■ **Instructions to follow**: Restate all the material verbatim, except for the pictures.

+ + +

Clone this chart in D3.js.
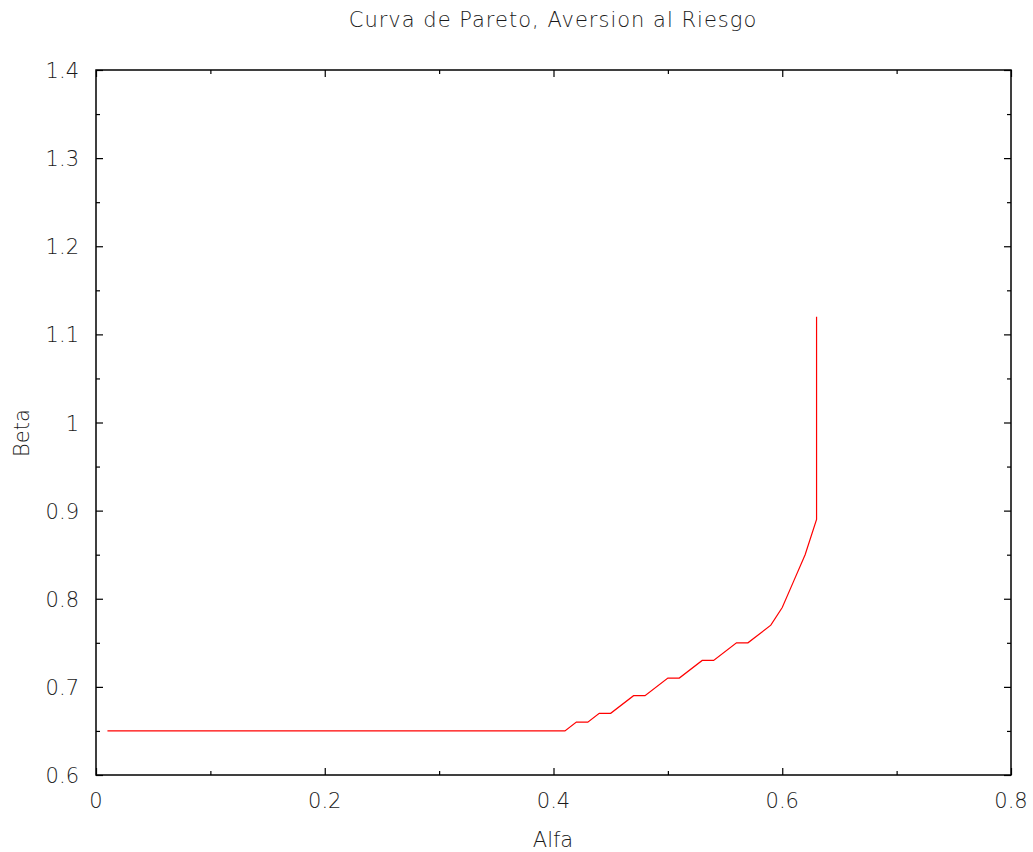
<!DOCTYPE html>
<html lang="es">
<head>
<meta charset="UTF-8">
<title>Curva de Pareto</title>
<script src="https://cdn.jsdelivr.net/npm/d3@7"></script>
<style>
  body { margin: 0; background: #fff; }
  text { font-family: "DejaVu Sans", sans-serif; font-weight: 200; fill: #1a1a1a; }
</style>
</head>
<body>
<div id="box"></div>
<script>
// puntos de la curva (alfa, beta)
var alfa = [0.01, 0.41, 0.42, 0.43, 0.44, 0.45, 0.47, 0.48, 0.50, 0.51, 0.53, 0.54, 0.56, 0.57, 0.59, 0.60, 0.61, 0.62, 0.63, 0.63];
var beta = [0.65, 0.65, 0.66, 0.66, 0.67, 0.67, 0.69, 0.69, 0.71, 0.71, 0.73, 0.73, 0.75, 0.75, 0.77, 0.79, 0.82, 0.85, 0.89, 1.12];

var xTicks = [0, 0.2, 0.4, 0.6, 0.8];
var xMinor = [0.1, 0.3, 0.5, 0.7];
var yTicks = [0.6, 0.7, 0.8, 0.9, 1, 1.1, 1.2, 1.3, 1.4];
var yMinor = [0.65, 0.75, 0.85, 0.95, 1.05, 1.15, 1.25, 1.35];

var width = 1033, height = 852;
var mLeft = 96, mRight = 1011, mTop = 70, mBottom = 775;

var x = d3.scaleLinear().domain([0, 0.8]).range([mLeft, mRight]);
var y = d3.scaleLinear().domain([0.6, 1.4]).range([mBottom, mTop]);

var svg = d3.select("#box").append("svg")
    .attr("width", width)
    .attr("height", height);

// ejes: marcas hacia dentro en los cuatro lados
function tickAxis(axis, pos) {
    var g = svg.append("g").attr("transform", pos).call(axis);
    g.select(".domain").remove();
    g.selectAll("line").attr("stroke", "#000").attr("stroke-width", 1.2);
    g.selectAll("text").remove();
    return g;
}

tickAxis(d3.axisBottom(x).tickValues(xTicks).tickSize(-7), "translate(0," + mBottom + ")");
tickAxis(d3.axisBottom(x).tickValues(xMinor).tickSize(-4), "translate(0," + mBottom + ")");
tickAxis(d3.axisTop(x).tickValues(xTicks).tickSize(-7), "translate(0," + mTop + ")");
tickAxis(d3.axisTop(x).tickValues(xMinor).tickSize(-4), "translate(0," + mTop + ")");
tickAxis(d3.axisLeft(y).tickValues(yTicks).tickSize(-7), "translate(" + mLeft + ",0)");
tickAxis(d3.axisLeft(y).tickValues(yMinor).tickSize(-4), "translate(" + mLeft + ",0)");
tickAxis(d3.axisRight(y).tickValues(yTicks).tickSize(-7), "translate(" + mRight + ",0)");
tickAxis(d3.axisRight(y).tickValues(yMinor).tickSize(-4), "translate(" + mRight + ",0)");

// marco
svg.append("rect")
    .attr("x", mLeft).attr("y", mTop)
    .attr("width", mRight - mLeft).attr("height", mBottom - mTop)
    .attr("fill", "none").attr("stroke", "#000").attr("stroke-width", 1.5);

// etiquetas
svg.selectAll(".xl").data(xTicks).enter().append("text")
    .attr("x", d => x(d)).attr("y", mBottom + 33)
    .attr("text-anchor", "middle").attr("font-size", 21)
    .text(d => d3.format("")(d));

svg.selectAll(".yl").data(yTicks).enter().append("text")
    .attr("x", mLeft - 17).attr("y", d => y(d) + 8)
    .attr("text-anchor", "end").attr("font-size", 21)
    .text(d => d3.format("")(d));

svg.append("text").attr("x", 553).attr("y", 27)
    .attr("text-anchor", "middle").attr("font-size", 21)
    .attr("letter-spacing", 1)
    .text("Curva de Pareto, Aversion al Riesgo");

svg.append("text").attr("x", 553).attr("y", 847)
    .attr("text-anchor", "middle").attr("font-size", 21)
    .text("Alfa");

svg.append("text")
    .attr("transform", "translate(29,433) rotate(-90)")
    .attr("text-anchor", "middle").attr("font-size", 21)
    .text("Beta");

// curva
var line = d3.line().x((d, i) => x(alfa[i])).y((d, i) => y(beta[i]));
svg.append("path")
    .datum(alfa)
    .attr("d", line)
    .attr("fill", "none")
    .attr("stroke", "#ff0000")
    .attr("stroke-width", 1.2);
</script>
</body>
</html>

+ + +

■ **Written reply**:
Clone this chart in D3.js.
<!DOCTYPE html>
<html lang="es">
<head>
<meta charset="UTF-8">
<title>Curva de Pareto</title>
<script src="https://cdn.jsdelivr.net/npm/d3@7"></script>
<style>
  body { margin: 0; background: #fff; }
  text { font-family: "DejaVu Sans", sans-serif; font-weight: 200; fill: #1a1a1a; }
</style>
</head>
<body>
<div id="box"></div>
<script>
// puntos de la curva (alfa, beta)
var alfa = [0.01, 0.41, 0.42, 0.43, 0.44, 0.45, 0.47, 0.48, 0.50, 0.51, 0.53, 0.54, 0.56, 0.57, 0.59, 0.60, 0.61, 0.62, 0.63, 0.63];
var beta = [0.65, 0.65, 0.66, 0.66, 0.67, 0.67, 0.69, 0.69, 0.71, 0.71, 0.73, 0.73, 0.75, 0.75, 0.77, 0.79, 0.82, 0.85, 0.89, 1.12];

var xTicks = [0, 0.2, 0.4, 0.6, 0.8];
var xMinor = [0.1, 0.3, 0.5, 0.7];
var yTicks = [0.6, 0.7, 0.8, 0.9, 1, 1.1, 1.2, 1.3, 1.4];
var yMinor = [0.65, 0.75, 0.85, 0.95, 1.05, 1.15, 1.25, 1.35];

var width = 1033, height = 852;
var mLeft = 96, mRight = 1011, mTop = 70, mBottom = 775;

var x = d3.scaleLinear().domain([0, 0.8]).range([mLeft, mRight]);
var y = d3.scaleLinear().domain([0.6, 1.4]).range([mBottom, mTop]);

var svg = d3.select("#box").append("svg")
    .attr("width", width)
    .attr("height", height);

// ejes: marcas hacia dentro en los cuatro lados
function tickAxis(axis, pos) {
    var g = svg.append("g").attr("transform", pos).call(axis);
    g.select(".domain").remove();
    g.selectAll("line").attr("stroke", "#000").attr("stroke-width", 1.2);
    g.selectAll("text").remove();
    return g;
}

tickAxis(d3.axisBottom(x).tickValues(xTicks).tickSize(-7), "translate(0," + mBottom + ")");
tickAxis(d3.axisBottom(x).tickValues(xMinor).tickSize(-4), "translate(0," + mBottom + ")");
tickAxis(d3.axisTop(x).tickValues(xTicks).tickSize(-7), "translate(0," + mTop + ")");
tickAxis(d3.axisTop(x).tickValues(xMinor).tickSize(-4), "translate(0," + mTop + ")");
tickAxis(d3.axisLeft(y).tickValues(yTicks).tickSize(-7), "translate(" + mLeft + ",0)");
tickAxis(d3.axisLeft(y).tickValues(yMinor).tickSize(-4), "translate(" + mLeft + ",0)");
tickAxis(d3.axisRight(y).tickValues(yTicks).tickSize(-7), "translate(" + mRight + ",0)");
tickAxis(d3.axisRight(y).tickValues(yMinor).tickSize(-4), "translate(" + mRight + ",0)");

// marco
svg.append("rect")
    .attr("x", mLeft).attr("y", mTop)
    .attr("width", mRight - mLeft).attr("height", mBottom - mTop)
    .attr("fill", "none").attr("stroke", "#000").attr("stroke-width", 1.5);

// etiquetas
svg.selectAll(".xl").data(xTicks).enter().append("text")
    .attr("x", d => x(d)).attr("y", mBottom + 33)
    .attr("text-anchor", "middle").attr("font-size", 21)
    .text(d => d3.format("")(d));

svg.selectAll(".yl").data(yTicks).enter().append("text")
    .attr("x", mLeft - 17).attr("y", d => y(d) + 8)
    .attr("text-anchor", "end").attr("font-size", 21)
    .text(d => d3.format("")(d));

svg.append("text").attr("x", 553).attr("y", 27)
    .attr("text-anchor", "middle").attr("font-size", 21)
    .attr("letter-spacing", 1)
    .text("Curva de Pareto, Aversion al Riesgo");

svg.append("text").attr("x", 553).attr("y", 847)
    .attr("text-anchor", "middle").attr("font-size", 21)
    .text("Alfa");

svg.append("text")
    .attr("transform", "translate(29,433) rotate(-90)")
    .attr("text-anchor", "middle").attr("font-size", 21)
    .text("Beta");

// curva
var line = d3.line().x((d, i) => x(alfa[i])).y((d, i) => y(beta[i]));
svg.append("path")
    .datum(alfa)
    .attr("d", line)
    .attr("fill", "none")
    .attr("stroke", "#ff0000")
    .attr("stroke-width", 1.2);
</script>
</body>
</html>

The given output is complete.